HubCiti believes they can
HubCiti CEO Roy Truitt actually believes the solution is collective, rather than independent, innovation. That is to say Roy thinks every local paper in America should tap into one platform (his platform) which downloads an entire city’s worth of information into one, simple-to-use mobile directory. It’s ambitious, sure, but then Roy Truitt is no stranger to big goals. A successful serial entrepreneur who sold household brand On the Border Chips and Salsa to help fund this latest endeavor, he also led the expansion of Sam’s Club in Europe after the fall of the Berlin wall. Roy will tell you without hesitation that the life-changing potential of platform – for small cities across America – is as real and realistic as anything he has ever done.
“We built HubCiti because we believe there’s a very strong business case for reliable, centralized information in small cities across America,” he offered. “Since that is what newspapers have historically been, it only makes sense that we use this platform to serve and to compliment them rather than to compete with them. Local business are looking for reliable ways to get found, and local papers are quite often run by local families who care deeply about the success of those businesses. By empowering local papers to solve that problem in an increasingly information-rich and mobile world, we can make the businesses more profitable and the paper more profitable… and even have enough money left over to create an independent scholarship fund for kids in every city.”

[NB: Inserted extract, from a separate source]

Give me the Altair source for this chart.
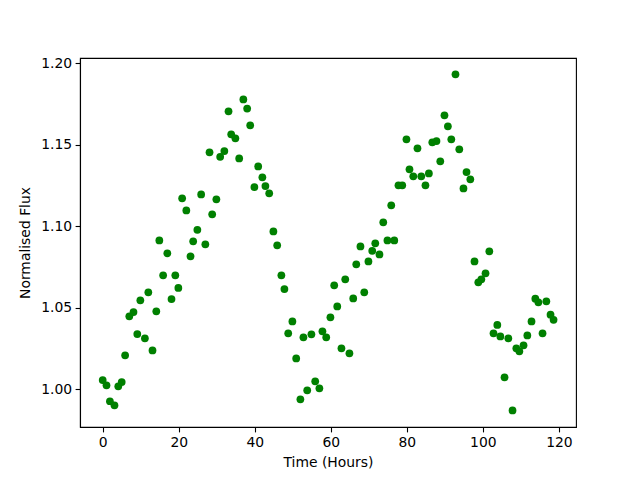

Texas publishers already on board
Truitt, who is a founding member of the smart city initiative Austin CityUP and sits on the Board of Visitors for the McDonald Observatory, believes so much in the power of education and innovation that he has committed to seeding a local scholarship fund with up to $5K ($1 per download) wherever the app is deployed. As the fairly robust platform allows each new city’s mobile app to be deployed rapidly and with minimal upfront cost, it certainly seems like a compelling value proposition. All that really remains to be seen is will local papers evolve to meet the needs of their communities before their communities become completely committed to other solutions?
With Texas publications like The Tyler Morning Telegraph, Blue Ribbon News, and The Killeen Daily Herald already onboard, and others lining up to give it a try, the team behind HubCiti believes local papers do in fact have a bright (if backlit) future.